To People Who Ride In Golf Carts When They’re Not Playing Golf
Dear people who ride in golf carts when they’re not playing golf,
Yeah, you think you’re cool, but you’re not. Or more likely, you don’t particularly care what the kids think is cool these days. Or you just wish those kids would get off your damn lawn so you could drive around it in your golf cart.
Here’s the thing: as bipedal hominids, we have these things called legs. We walk around on them. It’s worked for millennia of human evolution, so we think it will work fine for you too. But if that doesn’t work for you, we’ve recently invented this other thing. It’s called a wheelchair. So people who don’t have legs or whose legs don’t work can roll around on wheels. Yeah, we guess it’s like roller-skating, if that’s the only other point of reference you have. But the point is, it’s for people who can’t use their legs - not people who are too lazy.
Then, for longer distances, like a couple of miles or so, we have this other-other thing called a car. Yeah, it’s kind of like a golf cart, except for one huge difference: you don’t look like a complete tool when your drive around in it. (Well, unless your car is a Hummer, but that’s a different story altogether.)

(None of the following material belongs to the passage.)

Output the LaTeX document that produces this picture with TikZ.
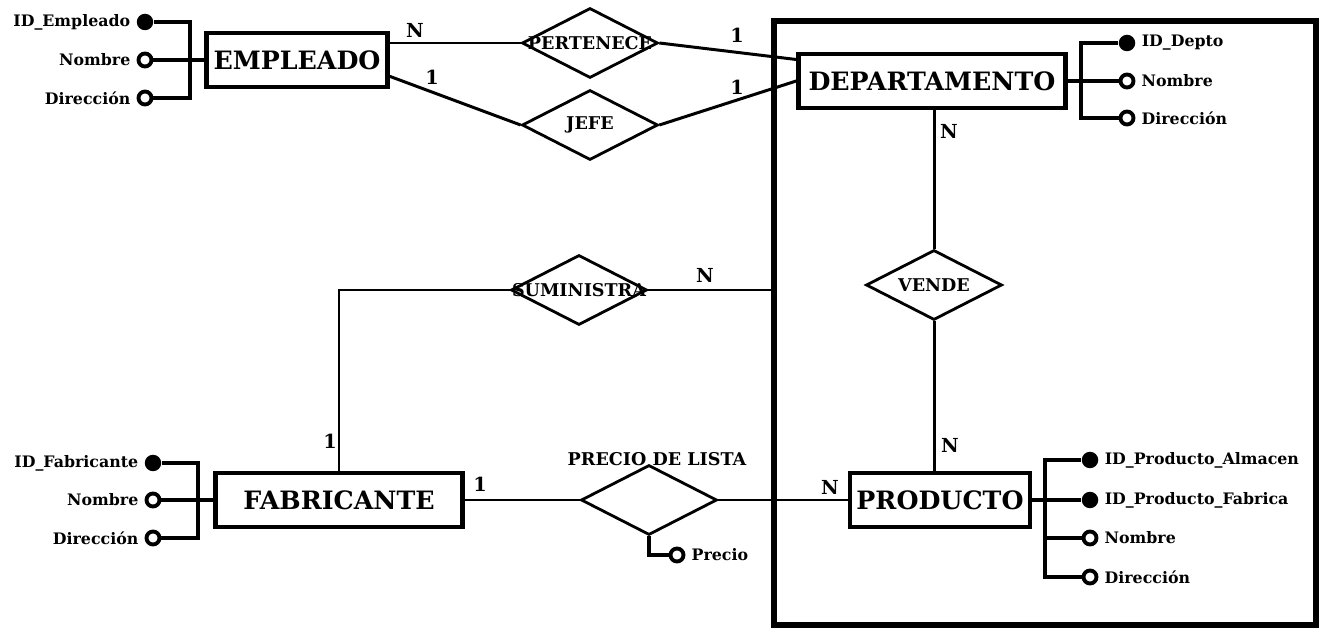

See, when you play golf, you’re allowed to look like a tool. Heck, you’re encouraged - even required - to look like a tool. That’s why you’re supposed to wear polo shirts, V-neck vests and argyle socks in weird bright, checkered colors. (No, they don’t look good on you, and whoever told you they did was a liar.)
And you’re supposed to look like a tool, because that’s the whole point of golf. You’re at the country club where annual dues and more than a college education, driving around on greens that have the highest property values in the city, and drinking bloody marys even though it’s barely noon, you wiley old fox, you. You have money to burn, and you like it. So no two-bit hipsters with fashion sense are going to tell you how to dress or what to drive, thank you very much.
But when you’re out in public - and running for the President of the United States - tool with money to burn may not be the image you want to project. Just saying.
By Leonard H.
July 26th, 2008 | 02:13 am | Rants





July 29th, 2008 at 7:37 am
Dude, I love driving my golf cart to the grocery store. It’s awesome - and better for the environment.
July 29th, 2008 at 7:52 am
Ben, you’re still a tool.
July 29th, 2008 at 8:18 am
I think we can all agree that if you want to be a tool, ride around in a golf cart. You can do it in places where being a tool is acceptable (like Country Clubs) or not (like in your rich neighborhood). Either way… you’re still a tool.
July 29th, 2008 at 8:19 am
… ya’ll just jealous!!!!!
July 29th, 2008 at 8:20 am
What if I take my caddy everywhere I go? Is it ok then for me to drive a golf cart, O mighty RantFarm??